Individual and Contextual Variables Enhance Transfer for a Workplace Eco-Driving Intervention
This research was funded by the National Institute for Transportation and Communities (NITC), a program of the Transportation Research and Education Center at Portland State University and a U.S. Department of Transportation university transportation center (project number TO#2013-D-05).

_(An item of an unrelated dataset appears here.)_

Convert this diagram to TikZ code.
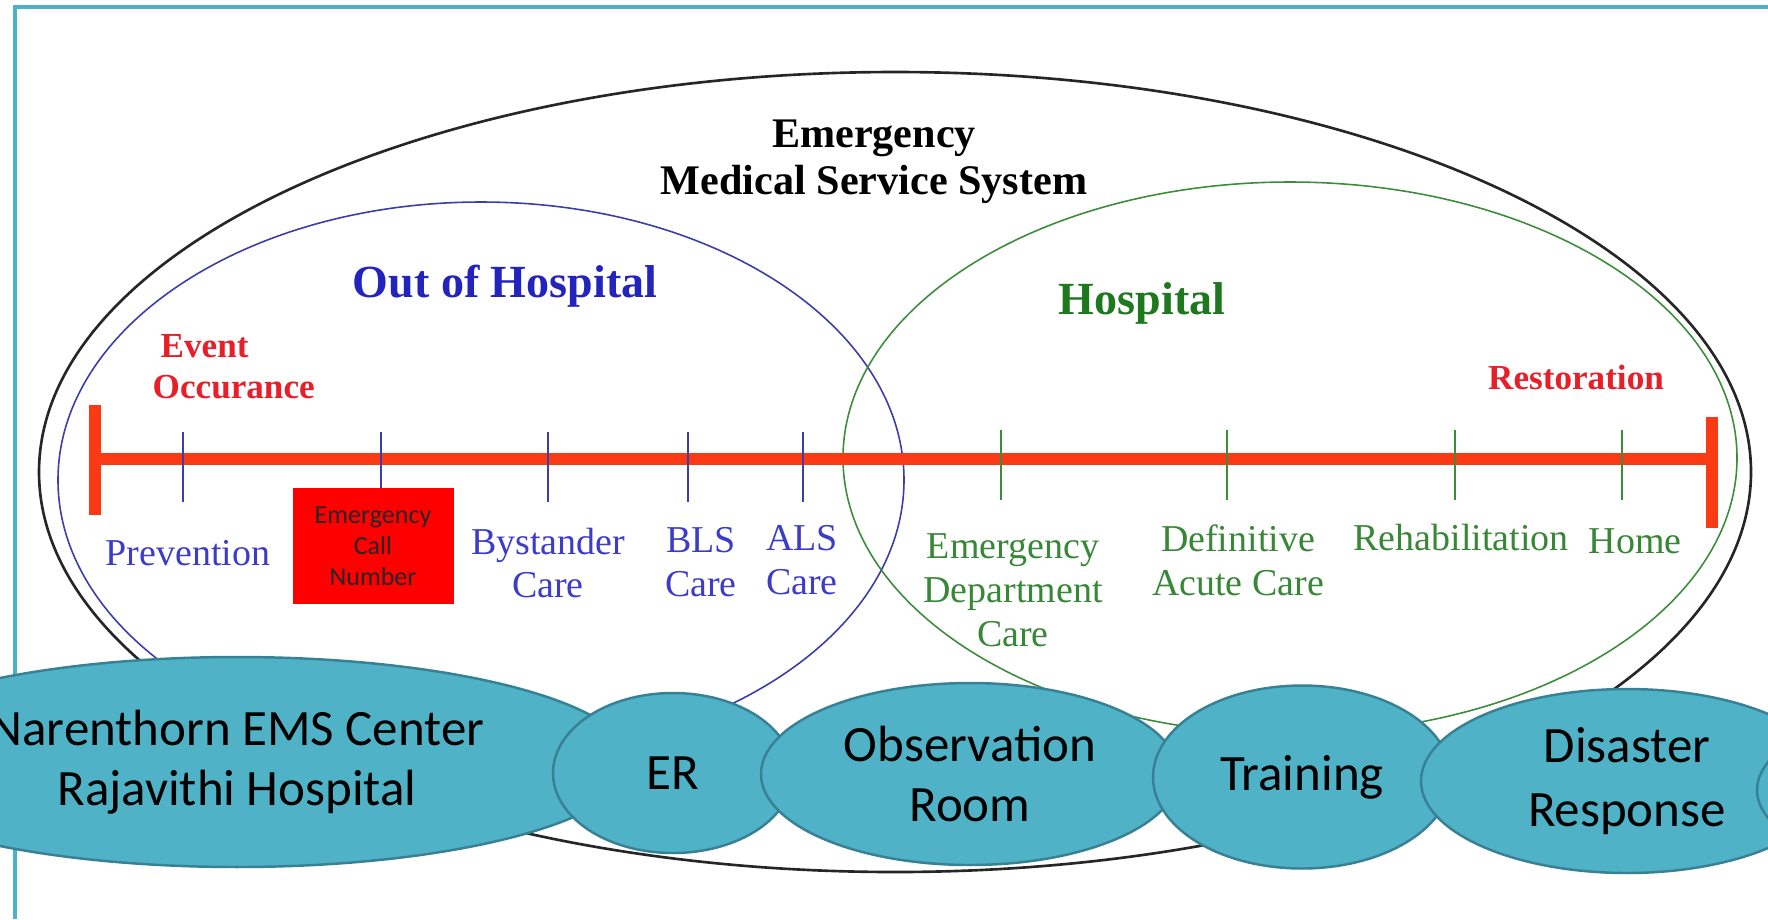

Transportation Research: Part F - Traffic Psychology and Behaviour
The adoption of energy efficient driving styles and practices, eco-driving, has been recognized in the literature as an option for reducing vehicle energy consumption. Prior eco-driving research has looked at the effectiveness of various eco-driving programs. However, the characteristics of the individuals participating in fleet eco-driving programs and the role of the supervisor as an advocate for eco-driving practices have remained relatively unexamined. An eco-driving intervention intended to increase eco-driving behaviors in a work organization was conducted with fleet drivers in three public organizations. Drawing from the workplace training literature, we hypothesized that employee eco-driving behaviors will increase after the implementation of an eco-driving intervention, but that these behaviors will be dependent on the participant's pre-intervention motivation and support from their supervisor for implementing eco-driving practices. Survey data were collected pre- and post-intervention from 51 fleet drivers (average age 45.3 and 33% female), and results indicate that the eco-driving intervention was effective when either high levels of pre-intervention motivation or supervisor support were present.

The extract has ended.